The problem is there is a ceiling on the pool of patients. So hospital A starts seeing less patients because Hospital B picked them off. Economically, the overall revenue is down so Hospital A must increase the cost of the treatment or increase the patient population. 

What they need is a good brain tumor epidemic. That’s a horrible thing to enter the psyche of a hospital or health care organization.

The other anomaly about health care reform is that there are huge financial interests which work against significant reform. I covered Hillary Clinton’s  attempt to reform health care. It was not pretty. Too many cooks in the kitchen spoiled the broth, as the thick document that contained the policy was seized upon and ridiculed, probably rightfully so. Throwing an everything-but-the-kitchen-sink document out there was a major mistake, politically. Holding closed sessions with myriad special interests and academic experts was another political mistake.

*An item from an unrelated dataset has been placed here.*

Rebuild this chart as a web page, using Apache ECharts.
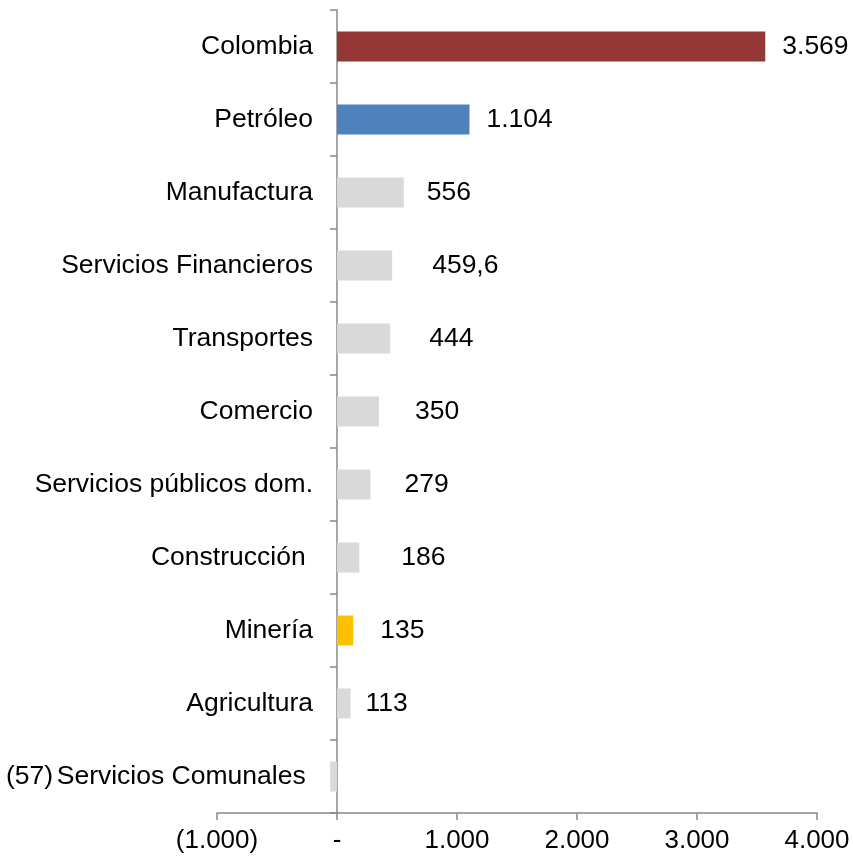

Many remember the infamous “Harry and Louise” ads, but even more influential in the demise of Hillarycare was former New York Lt. Governor Betsy McCaughey. She wrote “No Exit,” which was published in the New Republic. Although it was a skewed screed with the appearance of an academic critical analysis, it was timely ammunition for Republicans looking to scuttle the plan.

That’s old news now.

Hillarycare like Obamacare was not systemic health care reform anyway. It tried to please everybody from consumer groups to insurers, from hospitals to the pharmaceutical industry. The result: Hillarycare died.

And now Obamacare has been ruled unconstitutional. 

I wonder why we can’t create  some new news without one person’s name on it. Call it Peoplecare.

I would start with a question: 

Why not single-payer health care reform?